Given material
-- start --

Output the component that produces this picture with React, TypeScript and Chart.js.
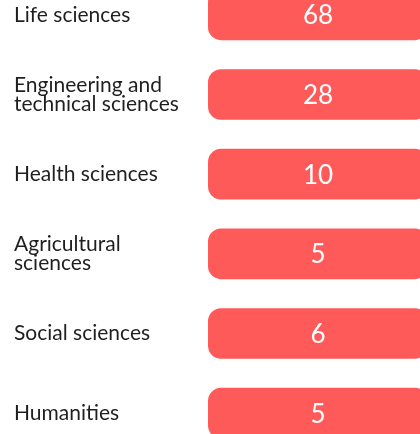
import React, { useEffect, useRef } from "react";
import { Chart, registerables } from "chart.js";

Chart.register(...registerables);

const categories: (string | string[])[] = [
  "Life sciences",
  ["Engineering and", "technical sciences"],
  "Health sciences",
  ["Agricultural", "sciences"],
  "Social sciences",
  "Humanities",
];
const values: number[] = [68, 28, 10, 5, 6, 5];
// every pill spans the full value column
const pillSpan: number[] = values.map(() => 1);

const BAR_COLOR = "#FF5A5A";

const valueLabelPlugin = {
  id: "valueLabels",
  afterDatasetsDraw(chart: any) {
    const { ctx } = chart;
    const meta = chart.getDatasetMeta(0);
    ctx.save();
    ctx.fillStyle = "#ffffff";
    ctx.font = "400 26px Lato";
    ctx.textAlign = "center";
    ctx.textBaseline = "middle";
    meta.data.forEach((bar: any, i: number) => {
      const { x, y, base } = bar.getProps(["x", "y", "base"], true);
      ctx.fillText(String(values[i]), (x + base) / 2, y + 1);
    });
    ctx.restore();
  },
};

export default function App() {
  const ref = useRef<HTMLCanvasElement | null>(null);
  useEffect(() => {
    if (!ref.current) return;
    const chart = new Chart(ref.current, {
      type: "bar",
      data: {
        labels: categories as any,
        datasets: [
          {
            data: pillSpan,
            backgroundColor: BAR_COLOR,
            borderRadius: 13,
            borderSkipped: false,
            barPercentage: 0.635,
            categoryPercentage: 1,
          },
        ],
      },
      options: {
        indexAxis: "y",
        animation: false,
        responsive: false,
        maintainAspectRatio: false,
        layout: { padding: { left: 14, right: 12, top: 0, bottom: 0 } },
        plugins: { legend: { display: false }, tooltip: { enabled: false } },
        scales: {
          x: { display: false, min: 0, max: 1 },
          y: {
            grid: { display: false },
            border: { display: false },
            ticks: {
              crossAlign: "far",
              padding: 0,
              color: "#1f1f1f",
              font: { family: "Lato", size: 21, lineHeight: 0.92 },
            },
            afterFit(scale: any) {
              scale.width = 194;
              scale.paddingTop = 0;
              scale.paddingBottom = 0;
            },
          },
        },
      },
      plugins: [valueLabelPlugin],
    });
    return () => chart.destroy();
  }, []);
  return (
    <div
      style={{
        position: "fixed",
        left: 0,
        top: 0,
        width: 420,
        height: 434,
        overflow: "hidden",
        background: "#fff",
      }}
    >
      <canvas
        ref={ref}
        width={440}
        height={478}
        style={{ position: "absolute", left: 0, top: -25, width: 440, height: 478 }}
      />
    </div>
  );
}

-- end --

Given task
Set the lines above down again, word for word, from the first through the one containing "Chart.register(...registerables);"; pictures excluded.

Correct output
Output the component that produces this picture with React, TypeScript and Chart.js.
import React, { useEffect, useRef } from "react";
import { Chart, registerables } from "chart.js";

Chart.register(...registerables);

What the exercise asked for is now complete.